** start INFORMATION SHOWN **

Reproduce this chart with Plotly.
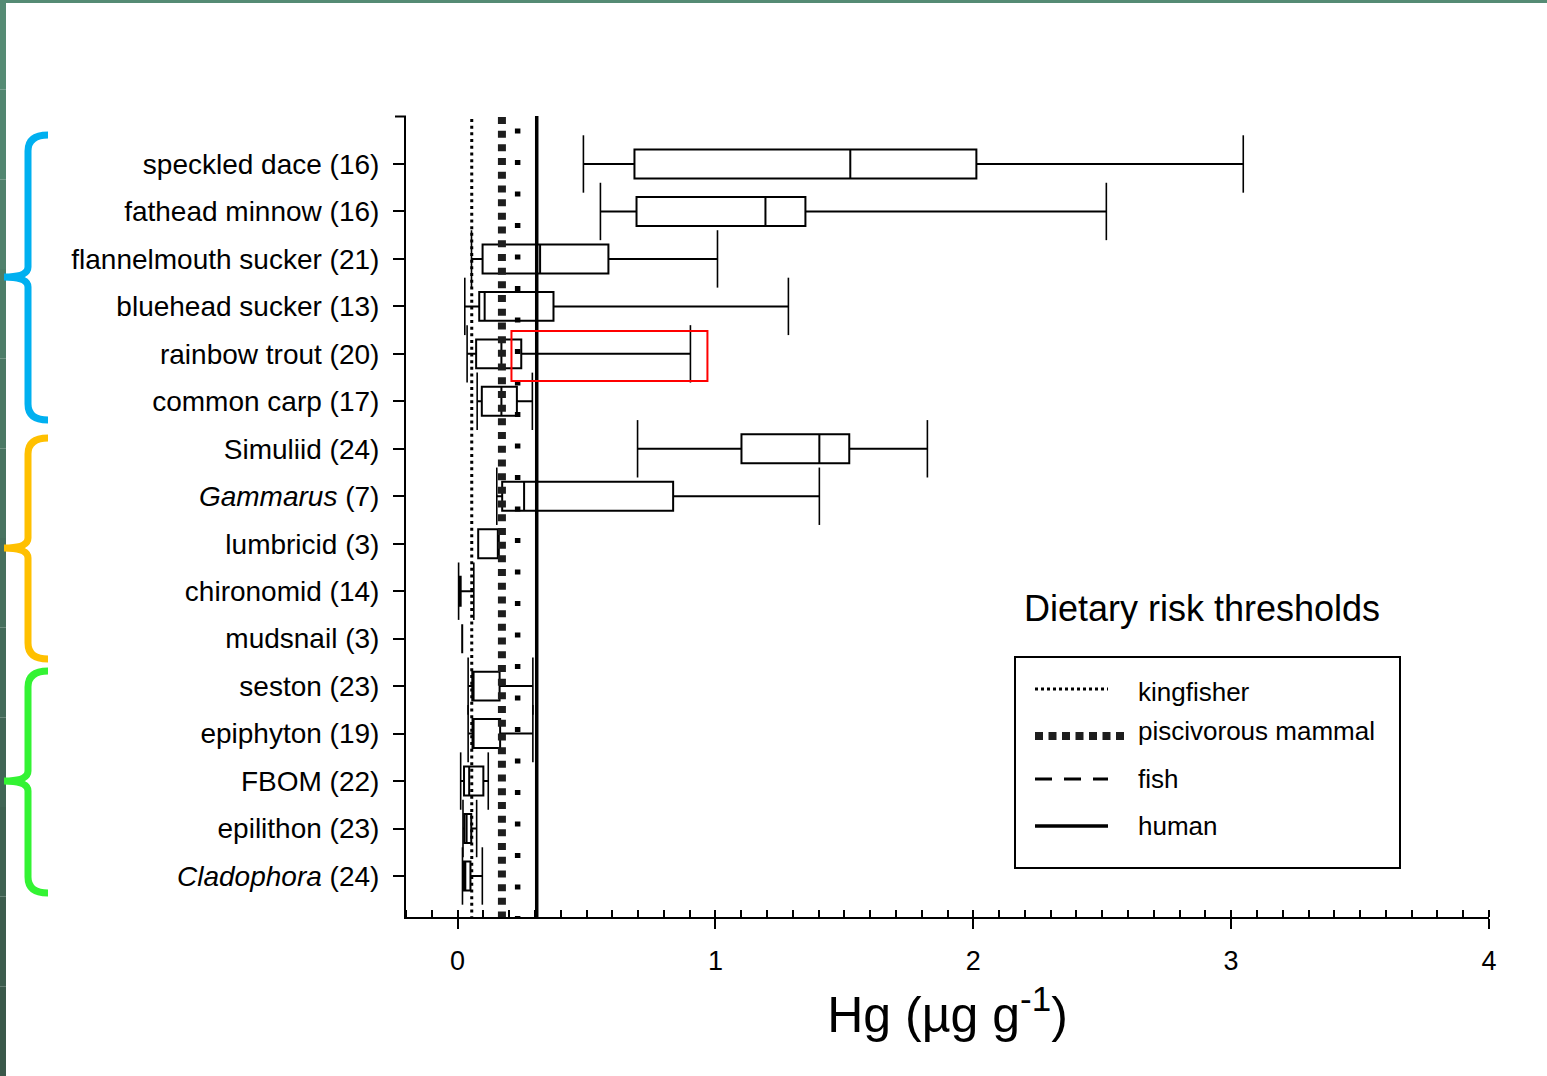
import plotly.graph_objects as go

# ---------------- data ----------------
categories = ["speckled dace (16)", "fathead minnow (16)", "flannelmouth sucker (21)",
              "bluehead sucker (13)", "rainbow trout (20)", "common carp (17)",
              "Simuliid (24)", "<i>Gammarus</i> (7)", "lumbricid (3)", "chironomid (14)",
              "mudsnail (3)", "seston (23)", "epiphyton (19)", "FBOM (22)",
              "epilithon (23)", "<i>Cladophora</i> (24)"]
lows    = [0.488, 0.554, 0.054, 0.028, 0.037, 0.076, 0.698, 0.152, 0.080, 0.004, 0.018, 0.041, 0.041, 0.012, 0.021, 0.019]
q1s     = [0.686, 0.694, 0.097, 0.084, 0.072, 0.094, 1.101, 0.173, 0.080, 0.006, 0.018, 0.057, 0.058, 0.025, 0.026, 0.025]
medians = [1.523, 1.194, 0.320, 0.105, 0.170, 0.170, 1.403, 0.258, 0.158, 0.008, 0.018, 0.062, 0.062, 0.045, 0.035, 0.030]
q3s     = [2.012, 1.349, 0.585, 0.372, 0.247, 0.230, 1.519, 0.836, 0.160, 0.012, 0.018, 0.163, 0.165, 0.100, 0.053, 0.050]
highs   = [3.047, 2.516, 1.008, 1.283, 0.903, 0.290, 1.822, 1.403, 0.160, 0.063, 0.018, 0.292, 0.292, 0.119, 0.074, 0.096]

threshold_names  = ["kingfisher", "piscivorous mammal", "fish", "human"]
threshold_values = [0.055, 0.172, 0.233, 0.307]

x_ticks = [0, 1, 2, 3, 4]
highlight_x = [0.209, 0.969]   # red highlight around rainbow trout whisker
highlight_y = [3.52, 4.57]

# ---------------- layout geometry ----------------
W, H = 1547, 1076
L, R, T, B = 406, 1489, 116, 917
PW, PH = R - L, B - T
FONT = "Liberation Sans, Arial, sans-serif"


def px(x):
    return (x - L) / PW


def py(y):
    return (B - y) / PH


pos = list(range(len(categories)))
Y_RANGE = [15.864, -1.011]

fig = go.Figure()

fig.add_trace(go.Box(
    y=pos, q1=q1s, median=medians, q3=q3s, lowerfence=lows, upperfence=highs,
    orientation="h", width=0.61, whiskerwidth=0,
    fillcolor="white", line=dict(color="black", width=2),
    boxpoints=False, showlegend=False, hoverinfo="skip"))

# whisker caps
cap_x, cap_y = [], []
for i in pos:
    if lows[i] < q1s[i]:
        cap_x.append(lows[i]); cap_y.append(i)
    if highs[i] > q3s[i]:
        cap_x.append(highs[i]); cap_y.append(i)
fig.add_trace(go.Scatter(
    x=cap_x, y=cap_y, mode="markers", showlegend=False, hoverinfo="skip",
    marker=dict(symbol="line-ns", size=41, color="black",
                line=dict(color="black", width=1.6))))

# threshold lines
styles = {
    "kingfisher": dict(color="black", width=3, dash="3px,3.7px"),
    "piscivorous mammal": dict(color="#1e1e1e", width=8, dash="7px,6.7px"),
    "fish": dict(color="black", width=5.5, dash="5px,26.5px"),
    "human": dict(color="black", width=3.5, dash="solid"),
}
line_top = {"kingfisher": -1.09, "piscivorous mammal": -1.28, "fish": -0.75, "human": -1.25}
for name, v in zip(threshold_names, threshold_values):
    fig.add_trace(go.Scatter(x=[v, v], y=[line_top[name], Y_RANGE[0]], mode="lines",
                             line=styles[name], showlegend=False, hoverinfo="skip",
                             cliponaxis=False))

shapes = []
# top y-axis tick
shapes.append(dict(type="line", xref="paper", yref="paper", x0=px(395), x1=px(406),
                   y0=py(116.5), y1=py(116.5), line=dict(color="black", width=2)))
# red highlight
shapes.append(dict(type="rect", xref="x", yref="y", x0=highlight_x[0], x1=highlight_x[1],
                   y0=highlight_y[0], y1=highlight_y[1], line=dict(color="red", width=2),
                   fillcolor="rgba(0,0,0,0)", layer="above"))

# frame (slide border)
shapes.append(dict(type="rect", xref="paper", yref="paper", x0=px(0), x1=px(W), y0=py(0), y1=py(3),
                   line=dict(width=0), fillcolor="#558b74", layer="above"))
nseg = 12
for k in range(nseg):
    y0p = k * H / nseg
    y1p = (k + 1) * H / nseg
    t = k / (nseg - 1)
    r = int(0x55 + (0x3a - 0x55) * t)
    g = int(0x8b + (0x58 - 0x8b) * t)
    b = int(0x74 + (0x4a - 0x74) * t)
    shapes.append(dict(type="rect", xref="paper", yref="paper", x0=px(0), x1=px(6),
                       y0=py(y1p), y1=py(y0p), line=dict(width=0),
                       fillcolor=f"rgb({r},{g},{b})", layer="above"))


# braces
def brace(top, bottom, cusp, color):
    xv, xs, xt = 28, 48, 4
    pts = (f"M {px(xs)},{py(top)} Q {px(xv)},{py(top)} {px(xv)},{py(top + 16)} "
           f"L {px(xv)},{py(cusp - 10)} Q {px(xv)},{py(cusp)} {px(xt)},{py(cusp)} "
           f"Q {px(xv)},{py(cusp)} {px(xv)},{py(cusp + 10)} "
           f"L {px(xv)},{py(bottom - 16)} Q {px(xv)},{py(bottom)} {px(xs)},{py(bottom)}")
    return dict(type="path", xref="paper", yref="paper", path=pts,
                line=dict(color=color, width=7), fillcolor="rgba(0,0,0,0)", layer="above")


shapes.append(brace(135, 420, 277, "#00b0f0"))
shapes.append(brace(438, 659, 548, "#ffc000"))
shapes.append(brace(671, 893, 781, "#33f333"))

# legend box
shapes.append(dict(type="rect", xref="paper", yref="paper", x0=px(1015), x1=px(1400),
                   y0=py(868), y1=py(657), line=dict(color="black", width=2),
                   fillcolor="white", layer="above"))
leg_line_y = [689, 736, 779, 826]
leg_text_y = [692, 731, 779, 826]
leg_x1 = [1108, 1125, 1108, 1108]
annotations = []
for name, yl, yt, x1 in zip(threshold_names, leg_line_y, leg_text_y, leg_x1):
    st = dict(styles[name])
    if name == "piscivorous mammal":
        st["dash"] = "8px,5.5px"
    if name == "fish":
        st = dict(color="black", width=3, dash="17px,12px")
    if name == "kingfisher":
        st = dict(color="black", width=3, dash="3px,3px")
    shapes.append(dict(type="line", xref="paper", yref="paper", x0=px(1035), x1=px(x1),
                       y0=py(yl), y1=py(yl), line=st, layer="above"))
    annotations.append(dict(xref="paper", yref="paper", x=px(1136), y=py(yt), text=name,
                            showarrow=False, xanchor="left", yanchor="middle",
                            font=dict(family=FONT, size=26, color="black")))
annotations.append(dict(xref="paper", yref="paper", x=px(1202), y=py(608),
                        text="Dietary risk thresholds", showarrow=False,
                        xanchor="center", yanchor="middle",
                        font=dict(family=FONT, size=36, color="black")))

fig.update_layout(
    width=W, height=H,
    margin=dict(l=L, r=W - R, t=T, b=H - B, pad=0),
    paper_bgcolor="white", plot_bgcolor="white",
    shapes=shapes, annotations=annotations, showlegend=False,
    xaxis=dict(range=[-0.2, 4], tickvals=x_ticks, ticktext=[str(v) for v in x_ticks],
               showline=True, linecolor="black", linewidth=2, showgrid=False, zeroline=False,
               ticks="outside", ticklen=10, tickwidth=2, tickcolor="black",
               tickfont=dict(family="Liberation Sans Narrow, Arial Narrow, " + FONT, size=27, color="black"),
               ticklabelstandoff=9,
               minor=dict(ticks="inside", dtick=0.1, tick0=0, ticklen=7, tickwidth=1.5,
                          tickcolor="black", showgrid=False),
               title=dict(text="Hg (µg g<sup>-1</sup>)", standoff=22,
                          font=dict(family=FONT, size=50, color="black"))),
    yaxis=dict(range=Y_RANGE, tickvals=pos, ticktext=categories,
               showline=True, linecolor="black", linewidth=2, showgrid=False, zeroline=False,
               ticks="outside", ticklen=11, tickwidth=2, tickcolor="black",
               tickfont=dict(family=FONT, size=28, color="black"),
               ticklabelstandoff=8),
)

fig.write_html("out.html", config={"displayModeBar": False},
               post_script="document.body.style.margin='0';")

** end INFORMATION SHOWN **

Give again, word for word, every line from the top of the data above to the line holding "import plotly.graph_objects as go", inclusive, with the pictures left out.

• TASK RESPONSE
Reproduce this chart with Plotly.
import plotly.graph_objects as go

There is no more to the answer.